Joana Lazarova: One of the primary purposes of architecture – and focus of your work – is providing shelter according to climatic adaptability. What are the main principles you take into consideration when you design a project?
Sandra Piesik: Yes, you are right to say that climatic adaptability is a central purpose of architecture; it is sometimes overlooked. I would say that there are several main principles that are important. One is the economic viability of a place or a project, because without it the opportunities for social contribution are few. Another one is the site itself – taking into consideration the climate, local resources, indigenous forms of architecture, and the cultural and social structure of the society around the site.
The exterior of Toposa village dwellings, South Sudan, are given a distinct character by thatching with shorter length grass or reeds, giving the appearance of numerous sharply de ned, overlapping registers. Women generally undertake their construction.

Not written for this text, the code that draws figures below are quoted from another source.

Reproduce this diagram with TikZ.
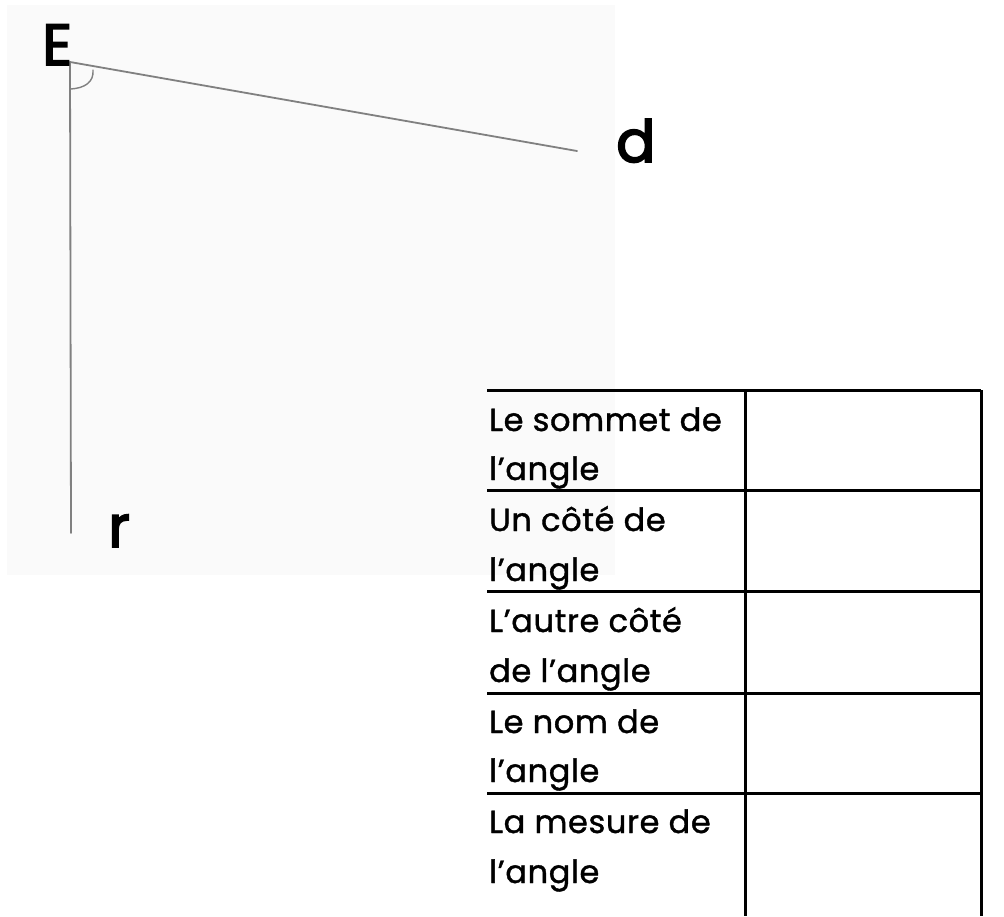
\documentclass[tikz,border=0pt]{standalone}
\usepackage{fontspec}
\setmainfont{Poppins}[FakeBold=1.2,LetterSpace=2]
\newfontfamily\lblfont{Poppins}[FakeBold=3]
\begin{document}
\begin{tikzpicture}[x=1pt,y=-1pt,
  pencil/.style={draw=black!50,line width=1.8pt,line cap=round},
  grid/.style={draw=black,line width=3pt},
  lbl/.style={anchor=base west,inner sep=0,font=\lblfont\fontsize{58}{60}\selectfont},
  cell/.style={anchor=base west,inner sep=0,font=\fontsize{32}{36}\selectfont}]
\useasboundingbox (0,0) rectangle (1004,916);
\fill[black!2] (7,5) rectangle (615,575);
% geometry
\coordinate (V) at (70,62);
\coordinate (D) at (577,151);
\coordinate (R) at (71,533);
\draw[pencil] (V) -- (D);
\draw[pencil] (V) -- (R);
\draw[pencil,line width=1.4pt] (93,70) .. controls (94,82) and (85,88) .. (71,89);
\node[lbl] (E) at (42,65) {E};
\node[lbl] (d) at (616,162) {d};
\node[lbl] (r) at (108,547) {r};
% table
\draw[grid] (487,390) -- (981,390);
\foreach \y in {490,591,693,793} \draw[grid] (487,\y) -- (981,\y);
\draw[grid] (745,390) -- (745,916);
\draw[grid] (981,390) -- (981,916);
\node[cell] (t1a) at (489,431) {Le sommet de};
\node[cell] (t1b) at (489,480) {l’angle};
\node[cell] (t2a) at (489,531) {Un côté de};
\node[cell] (t2b) at (489,581) {l’angle};
\node[cell] (t3a) at (489,632) {L’autre côté};
\node[cell] (t3b) at (489,682) {de l’angle};
\node[cell] (t4a) at (489,733) {Le nom de};
\node[cell] (t4b) at (489,782) {l’angle};
\node[cell] (t5a) at (489,833) {La mesure de};
\node[cell] (t5b) at (489,883) {l’angle};
\end{tikzpicture}
\end{document}
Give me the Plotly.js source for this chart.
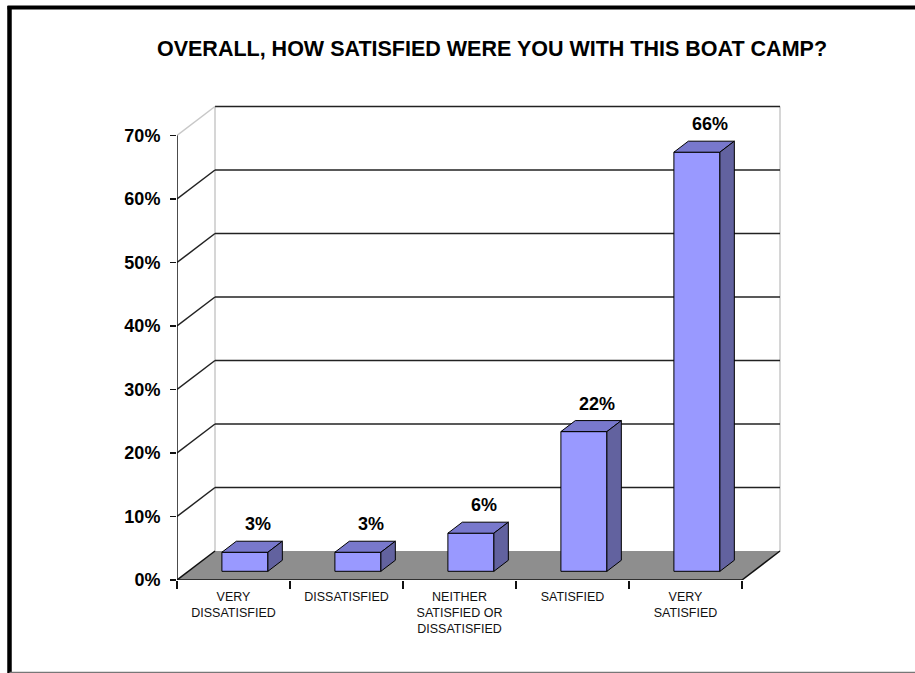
<!DOCTYPE html>
<html>
<head>
<meta charset="utf-8">
<script src="https://cdn.plot.ly/plotly-3.0.1.min.js"></script>
<style>html,body{margin:0;padding:0;background:#fff;}#chart{width:915px;height:673px;}</style>
</head>
<body>
<div id="chart"></div>
<script>
// ---- data ----
const categories = ["VERY<br>DISSATISFIED", "DISSATISFIED", "NEITHER<br>SATISFIED OR<br>DISSATISFIED", "SATISFIED", "VERY<br>SATISFIED"];
const values = [3, 3, 6, 22, 66];
const yTickValues = [0, 10, 20, 30, 40, 50, 60, 70];
const yTickLabels = ["0%", "10%", "20%", "30%", "40%", "50%", "60%", "70%"];
const chartTitle = "OVERALL, HOW SATISFIED WERE YOU WITH THIS BOAT CAMP?";

// ---- geometry (pixels) ----
const W = 915, H = 673;
const L = 177, R = 125, T = 100, B = 93;
const plotW = W - L - R, plotH = H - T - B;
const pxPerCat = 113, pxPerPct = 6.35;
const depthPx = [38, 29];
const dX = depthPx[0] / pxPerCat, dY = depthPx[1] / pxPerPct;
const barFront = 0.3, barBack = 0.68;
const barW = 46 / pxPerCat;
const yMax = yTickValues[yTickValues.length - 1];
const nCat = categories.length;
const x0 = -0.5, x1 = nCat - 0.5;

const baseY = barFront * dY;
const barShift = barFront * dX;
const bdx = (barBack - barFront) * dX, bdy = (barBack - barFront) * dY;

const shapes = [];
const pt = (x, y) => x + "," + y;
// back wall
shapes.push({type: "rect", xref: "x", yref: "y", layer: "below", x0: x0 + dX, x1: x1 + dX, y0: dY, y1: yMax + dY, fillcolor: "#ffffff", line: {width: 0}});
// back wall side edges
shapes.push({type: "line", xref: "x", yref: "y", layer: "below", x0: x0 + dX, x1: x0 + dX, y0: dY, y1: yMax + dY, line: {color: "#c8c8c8", width: 1.5}});
shapes.push({type: "line", xref: "x", yref: "y", layer: "below", x0: x1 + dX, x1: x1 + dX, y0: dY, y1: yMax + dY, line: {color: "#c8c8c8", width: 1.5}});
// gridlines + left wall diagonals
yTickValues.forEach(v => {
  if (v > 0) {
    shapes.push({type: "line", xref: "x", yref: "y", layer: "below", x0: x0 + dX, x1: x1 + dX, y0: v + dY, y1: v + dY, line: {color: "#222", width: 1.5}});
    shapes.push({type: "line", xref: "x", yref: "y", layer: "below", x0: x0, x1: x0 + dX, y0: v, y1: v + dY, line: {color: v === yMax ? "#c8c8c8" : "#222", width: 1.5}});
  }
});
// floor
shapes.push({type: "path", xref: "x", yref: "y", layer: "below",
  path: "M" + pt(x0, 0) + " L" + pt(x1, 0) + " L" + pt(x1 + dX, dY) + " L" + pt(x0 + dX, dY) + " Z",
  fillcolor: "#8e8e8e", line: {width: 0}});
shapes.push({type: "line", xref: "x", yref: "y", layer: "below", x0: x0, x1: x0 + dX, y0: 0, y1: dY, line: {color: "#111", width: 1.5}});
shapes.push({type: "line", xref: "x", yref: "y", layer: "below", x0: x1, x1: x1 + dX, y0: 0, y1: dY, line: {color: "#111", width: 1.5}});
shapes.push({type: "line", xref: "x", yref: "y", layer: "above", x0: x0, x1: x1, y0: 0, y1: 0, line: {color: "#111", width: 1.5}});
// y axis line
shapes.push({type: "line", xref: "x", yref: "y", layer: "above", x0: x0, x1: x0, y0: 0, y1: yMax, line: {color: "#111", width: 1.5}});
// bar top & side faces
values.forEach((v, i) => {
  const bl = i + barShift - barW / 2, br = i + barShift + barW / 2;
  const top = baseY + v;
  shapes.push({type: "path", xref: "x", yref: "y", layer: "above",
    path: "M" + pt(bl, top) + " L" + pt(br, top) + " L" + pt(br + bdx, top + bdy) + " L" + pt(bl + bdx, top + bdy) + " Z",
    fillcolor: "#7878cc", line: {color: "#000", width: 1}});
  shapes.push({type: "path", xref: "x", yref: "y", layer: "above",
    path: "M" + pt(br, baseY) + " L" + pt(br, top) + " L" + pt(br + bdx, top + bdy) + " L" + pt(br + bdx, baseY + bdy) + " Z",
    fillcolor: "#62629f", line: {color: "#000", width: 1}});
});
// frame (pixel -> paper)
const px2paperX = p => (p - L) / plotW;
const px2paperY = p => (H - B - p) / plotH;
shapes.push({type: "line", xref: "paper", yref: "paper", x0: px2paperX(7.5), x1: px2paperX(920), y0: px2paperY(7.5), y1: px2paperY(7.5), line: {color: "#000", width: 4}});
shapes.push({type: "line", xref: "paper", yref: "paper", x0: px2paperX(9.5), x1: px2paperX(9.5), y0: px2paperY(6), y1: px2paperY(673), line: {color: "#000", width: 4.5}});
shapes.push({type: "line", xref: "paper", yref: "paper", x0: px2paperX(9.5), x1: px2paperX(920), y0: px2paperY(672.5), y1: px2paperY(672.5), line: {color: "#777", width: 1.5}});

const annotations = values.map((v, i) => ({
  x: i + barShift, y: baseY + v, xref: "x", yref: "y",
  text: v + "%", showarrow: false, xshift: 13, yshift: 28, yanchor: "middle",
  font: {family: "Liberation Sans, Arial, sans-serif", size: 18, color: "#000", weight: "bold"}
}));

const trace = {
  type: "bar",
  x: values.map((v, i) => i),
  y: values,
  base: baseY,
  width: barW,
  offset: barShift - barW / 2,
  marker: {color: "#9999ff", line: {color: "#000", width: 1}},
  hoverinfo: "skip"
};

const layout = {
  width: W, height: H,
  margin: {l: L, r: R, t: T, b: B, pad: 0},
  paper_bgcolor: "#ffffff", plot_bgcolor: "rgba(0,0,0,0)",
  showlegend: false,
  title: {text: "<b>" + chartTitle + "</b>", x: 492 / W, xanchor: "center", y: 1 - 48 / H, yanchor: "middle", yref: "container",
    font: {family: "Liberation Sans, Arial, sans-serif", size: 21.5, color: "#000"}},
  xaxis: {range: [x0, x0 + plotW / pxPerCat], tickmode: "array", tickvals: categories.map((c, i) => i), ticktext: categories,
    ticks: "", showgrid: false, zeroline: false, showline: false, ticklabelstandoff: 7,
    minor: {tickmode: "array", tickvals: categories.map((c, i) => i - 0.5).concat([x1]), ticks: "outside", ticklen: 8, tickcolor: "#111", tickwidth: 1.5, showgrid: false},
    tickfont: {family: "Liberation Sans, Arial, sans-serif", size: 12.5, color: "#111"}, fixedrange: true},
  yaxis: {range: [0, plotH / pxPerPct], tickmode: "array", tickvals: yTickValues, ticktext: yTickLabels,
    ticks: "outside", ticklen: 6, tickcolor: "#111", tickwidth: 1.5, showgrid: false, zeroline: false, showline: false,
    ticklabelstandoff: 6,
    tickfont: {family: "Liberation Sans, Arial, sans-serif", size: 18, color: "#000", weight: "bold"}, fixedrange: true},
  shapes: shapes,
  annotations: annotations
};

Plotly.newPlot("chart", [trace], layout, {displayModeBar: false, staticPlot: true});
</script>
</body>
</html>
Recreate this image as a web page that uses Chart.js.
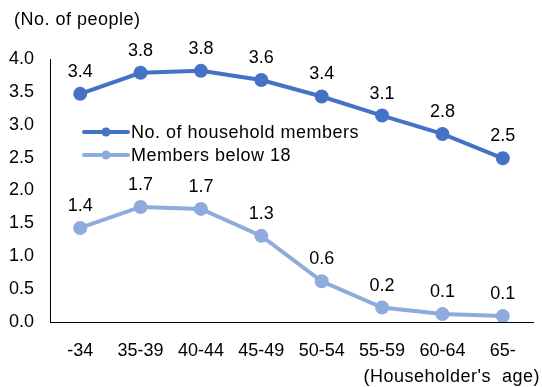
<!DOCTYPE html>
<html>
<head>
<meta charset="utf-8">
<script src="https://cdn.jsdelivr.net/npm/chart.js@4"></script>
<style>
  html, body { margin: 0; padding: 0; background: #fff; }
  #wrap { width: 542px; height: 387px; position: relative; }
</style>
</head>
<body>
<div id="wrap"><canvas id="chart" width="542" height="387"></canvas></div>
<script>
// chart data
const ageGroups = ['-34', '35-39', '40-44', '45-49', '50-54', '55-59', '60-64', '65-'];
const householdMembers = [3.47, 3.79, 3.82, 3.68, 3.43, 3.14, 2.86, 2.49];
const membersBelow18 = [1.43, 1.75, 1.72, 1.31, 0.62, 0.22, 0.12, 0.09];
// printed value labels, as shown on the chart
const householdLabels = ['3.4', '3.8', '3.8', '3.6', '3.4', '3.1', '2.8', '2.5'];
const below18Labels = ['1.4', '1.7', '1.7', '1.3', '0.6', '0.2', '0.1', '0.1'];
const seriesNames = ['No. of household members', 'Members below 18'];
const yTitle = '(No. of people)';
const xTitle = "(Householder's  age)";

const FONT = '"Liberation Sans", Arial, sans-serif';
const darkBlue = '#4472C4';
const lightBlue = '#8FAADC';
const pointLabels = [householdLabels, below18Labels];

// draws the value above each point
const valueLabels = {
    id: 'valueLabels',
    afterDatasetsDraw(chart) {
        const ctx = chart.ctx;
        ctx.save();
        ctx.font = '18px ' + FONT;
        ctx.fillStyle = '#000';
        ctx.textAlign = 'center';
        ctx.textBaseline = 'middle';
        chart.data.datasets.forEach((ds, i) => {
            const meta = chart.getDatasetMeta(i);
            meta.data.forEach((pt, j) => {
                ctx.fillText(pointLabels[i][j], pt.x, pt.y - 22);
            });
        });
        ctx.restore();
    }
};

// legend inside the plot plus the two axis captions
const extras = {
    id: 'extras',
    afterDraw(chart) {
        const ctx = chart.ctx;
        ctx.save();
        ctx.font = '18px ' + FONT;
        ctx.letterSpacing = '0.5px';
        ctx.fillStyle = '#000';
        ctx.textBaseline = 'middle';
        ctx.textAlign = 'left';
        ctx.fillText(yTitle, 14, 20);
        ctx.textAlign = 'right';
        ctx.fillText(xTitle, 540, 377);

        ctx.textAlign = 'left';
        chart.data.datasets.forEach((ds, i) => {
            const y = 132 + i * 23;
            ctx.strokeStyle = ds.borderColor;
            ctx.lineWidth = 4;
            ctx.lineCap = 'round';
            ctx.beginPath();
            ctx.moveTo(84, y);
            ctx.lineTo(128, y);
            ctx.stroke();
            ctx.fillStyle = ds.borderColor;
            ctx.beginPath();
            ctx.arc(106, y, 4.5, 0, Math.PI * 2);
            ctx.fill();
            ctx.fillStyle = '#000';
            ctx.fillText(ds.label, 131, y + 1);
        });
        ctx.restore();
    }
};

new Chart(document.getElementById('chart'), {
    type: 'line',
    data: {
        labels: ageGroups,
        datasets: [
            {
                label: seriesNames[0],
                data: householdMembers,
                borderColor: darkBlue,
                backgroundColor: darkBlue,
                borderWidth: 4,
                pointRadius: 5,
                pointHoverRadius: 5,
                tension: 0,
                fill: false
            },
            {
                label: seriesNames[1],
                data: membersBelow18,
                borderColor: lightBlue,
                backgroundColor: lightBlue,
                borderWidth: 4,
                pointRadius: 5,
                pointHoverRadius: 5,
                tension: 0,
                fill: false
            }
        ]
    },
    options: {
        responsive: false,
        animation: false,
        events: [],
        layout: { padding: { left: 0, right: 2, top: 59, bottom: 0 } },
        plugins: {
            legend: { display: false },
            tooltip: { enabled: false }
        },
        scales: {
            x: {
                offset: true,
                grid: { display: false, drawTicks: false },
                border: { color: '#000', width: 1 },
                ticks: { color: '#000', font: { family: FONT, size: 18 }, padding: 18, maxRotation: 0 },
                afterFit: scale => { scale.height = 65; }
            },
            y: {
                min: 0,
                max: 4,
                grid: { display: false, drawTicks: false },
                border: { color: '#000', width: 1 },
                ticks: {
                    stepSize: 0.5,
                    color: '#000',
                    font: { family: FONT, size: 18 },
                    padding: 16,
                    callback: v => v.toFixed(1)
                },
                afterFit: scale => { scale.width = 50; }
            }
        }
    },
    plugins: [valueLabels, extras]
});
</script>
</body>
</html>
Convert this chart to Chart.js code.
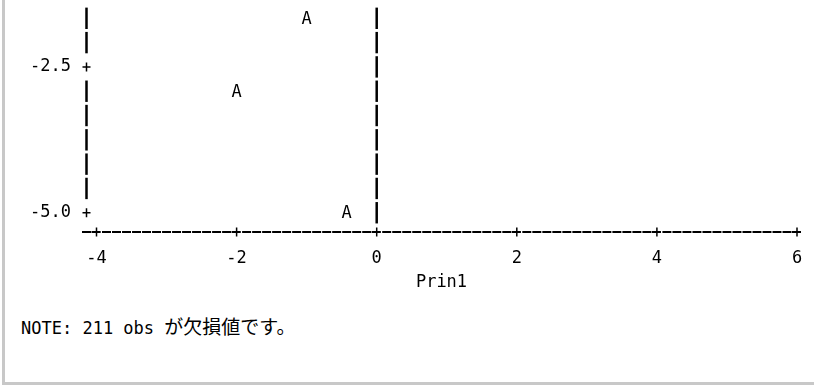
<!DOCTYPE html>
<html>
<head>
<meta charset="utf-8">
<script src="https://cdn.jsdelivr.net/npm/chart.js@4"></script>
<style>
  html, body { margin: 0; padding: 0; background: #fff; }
  #page { position: relative; width: 814px; height: 385px; overflow: hidden; }
  #plot { position: absolute; left: 0; top: 0; width: 814px; height: 300px; }
  #note {
    position: absolute; left: 21px; top: 317px;
    font: 17px/20px "DejaVu Sans Mono", "Noto Sans CJK JP", monospace;
    color: #000; white-space: pre;
  }
  #note .jp { font-size: 19px; }
  .edge { position: absolute; background: #c8c8c8; }
</style>
</head>
<body>
<div id="page">
  <div id="plot"><canvas id="chartPrin"></canvas></div>
  <div id="note">NOTE: 211 obs <span class="jp">が欠損値です。</span></div>
  <div class="edge" style="left:2px;top:0;width:3px;height:385px"></div>
  <div class="edge" style="left:2px;top:382px;width:812px;height:3px"></div>
</div>
<script>
// data
const prin1 = [-1.0, -2.0, -0.43];
const prin2 = [-1.67, -2.92, -5.0];
const plotSymbol = 'A';

const xTicks = [-4, -2, 0, 2, 4, 6];
const yTicks = [-2.5, -5.0];
const yTickLabels = ['-2.5', '-5.0'];
const xTitle = 'Prin1';
const refLineX = 0;

const ctx = document.getElementById('chartPrin');

Chart.defaults.font.family = '"DejaVu Sans Mono", "Noto Sans CJK JP", monospace';
Chart.defaults.font.size = 17;
Chart.defaults.color = '#000';

// draws the character-style axes: '|' rows, '-' columns and '+' ticks
const printerAxes = {
  id: 'printerAxes',
  afterDraw(chart) {
    const { ctx, chartArea: a, scales: { x, y } } = chart;
    const rowStep = (yTicks[0] - yTicks[1]) / 6;
    const rowH = y.getPixelForValue(yTicks[1]) - y.getPixelForValue(yTicks[1] + rowStep);
    const colW = (x.getPixelForValue(xTicks[1]) - x.getPixelForValue(xTicks[0])) / 14;
    const axisX = x.getPixelForValue(xTicks[0]) - colW;
    const x0 = x.getPixelForValue(refLineX);

    ctx.save();
    ctx.strokeStyle = '#000';
    ctx.setLineDash([]);

    const plus = (px, py) => {
      ctx.lineWidth = 1.5;
      ctx.beginPath();
      ctx.moveTo(px - 4, py); ctx.lineTo(px + 4, py);
      ctx.moveTo(px, py - 4.5); ctx.lineTo(px, py + 4.5);
      ctx.stroke();
    };
    const bar = (px, py) => {
      ctx.lineWidth = 2.5;
      ctx.beginPath();
      ctx.moveTo(px, py - rowH * 0.44); ctx.lineTo(px, py + rowH * 0.44);
      ctx.stroke();
    };

    // rows from the lowest tick up to the top of the plot
    for (let k = 0; k <= 8; k++) {
      const v = yTicks[1] + k * rowStep;
      const py = y.getPixelForValue(v);
      const isTick = yTicks.some(t => Math.abs(t - v) < 1e-6);
      if (isTick) plus(axisX, py); else bar(axisX, py);
      bar(x0, py);
    }

    // horizontal axis
    const hy = a.bottom;
    for (let j = -1; j <= 70; j++) {
      const px = x.getPixelForValue(xTicks[0]) + j * colW;
      if (px > a.right + 2) break;
      ctx.lineWidth = 2;
      ctx.beginPath();
      if (j >= 0 && j % 14 === 0) {
        ctx.moveTo(px - 5, hy); ctx.lineTo(px + 4, hy); ctx.stroke();
        plus(px, hy);
      } else {
        ctx.moveTo(px - 4.5, hy); ctx.lineTo(px + 4.5, hy); ctx.stroke();
      }
    }
    ctx.restore();
  }
};

// plot symbol at each point
const symbolPoints = {
  id: 'symbolPoints',
  afterDatasetsDraw(chart) {
    const { ctx } = chart;
    ctx.save();
    ctx.font = '17px "DejaVu Sans Mono", monospace';
    ctx.fillStyle = '#000';
    ctx.textAlign = 'center';
    ctx.textBaseline = 'middle';
    chart.getDatasetMeta(0).data.forEach(el => {
      ctx.fillText(plotSymbol, el.x, el.y + 1);
    });
    ctx.restore();
  }
};

new Chart(ctx, {
  type: 'scatter',
  data: {
    datasets: [{
      label: 'Prin2',
      data: prin1.map((v, i) => ({ x: v, y: prin2[i] })),
      pointRadius: 0,
      pointHoverRadius: 0,
      showLine: false
    }]
  },
  options: {
    responsive: true,
    maintainAspectRatio: false,
    animation: false,
    events: [],
    layout: { padding: { top: 8, right: 17, left: 0, bottom: 0 } },
    plugins: {
      legend: { display: false },
      tooltip: { enabled: false }
    },
    scales: {
      x: {
        type: 'linear',
        min: -4.15,
        max: 6,
        afterBuildTicks: s => { s.ticks = xTicks.map(v => ({ value: v })); },
        afterFit: s => { s.height = 68; s.paddingLeft = 0; s.paddingRight = 0; },
        ticks: { padding: 16, maxRotation: 0, autoSkip: false, callback: v => String(v) },
        grid: { display: false, drawTicks: false },
        border: { display: false },
        title: { display: true, text: xTitle, padding: { top: 4, bottom: 7 } }
      },
      y: {
        type: 'linear',
        min: -5.33,
        max: -1.49,
        afterBuildTicks: s => { s.ticks = yTicks.map(v => ({ value: v })); },
        afterFit: s => { s.width = 86; s.paddingTop = 0; s.paddingBottom = 0; },
        ticks: { padding: 15, autoSkip: false, callback: v => yTickLabels[yTicks.indexOf(v)] },
        grid: { display: false, drawTicks: false },
        border: { display: false }
      }
    }
  },
  plugins: [printerAxes, symbolPoints]
});
</script>
</body>
</html>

JL: We met back in 2013 during your workshop in which a prototype was built of the Sabla, the palm-leaf shelters in Domaine de Boisbuchet. Your work incorporates case studies of reengagement with indigenous materials and developing techniques embedded in vernacular design traditions using modern innovations. Can you tell us about the project built in Al Ain?
SP: We were very fortunate to actually deliver intermediate technology, building with date palm leaves in Al Ain within the context of the oasis, agriculture, and the city. The result was the first modern date palm leaf building in the Middle East. The material itself has been in economic circulation for almost 8,000 years and we engaged once again with the concept of circular economy. I feel that we provided a proof of concept that shows that it is still possible to use traditional building materials in a modern way. We received many awards for the Sabla and presented it at four UN conferences.
JL: I want to touch briefly on your work as a climate activist. You recently participated in Climate Week New York City, the G-STIC 2017 Conference in Brussels, the Climate Innovation Summit organised by Climate KIC, and you are going to the COP 23 in Bonn shortly. In your opinion, how should we mobilise for more adequate representations of climate change within the realm of architecture in the “big-picture” perspective?
SP: We need to recognise that in 2015 the international community defined the global “big-picture” perspective through the Paris Agreement (Agenda 2020 or Post-2020) and through Sustainable Development Goals (Agenda 2030). These have been co-signed by over 190 countries, and all the non-state actors involved are working towards their implementation. The built environment needs to embrace global sustainable legislation and be clear about how it is planning to implement it in practice. The Technology Mechanisms are structured around the developed and developing world and we are in great danger of “copying” and “pasting” Western methods of calculating sustainability to parts of the world where they are not relevant.
To mobilize for adequate representation of the climate change agenda, architects need to present one united voice as a profession and be clear about what they can contribute to global climate action. As of today, this voice and the clarity of this message are still absent.
JL: Could you tell me about the projects you are currently working on?
SP: HABITAT has been a massive undertaking and I have felt the need to engage with the Paris Agreement and Sustainable Development Goals in the context of adaptation and technology development and transfer. I have created the HABITAT Events Programme, which discusses different aspects of technology transfer. We have had events in New York, London, Brussels, and Milan, and I very much look forward to our COP23 in the Bonn Side Event in the Mali Pavilion.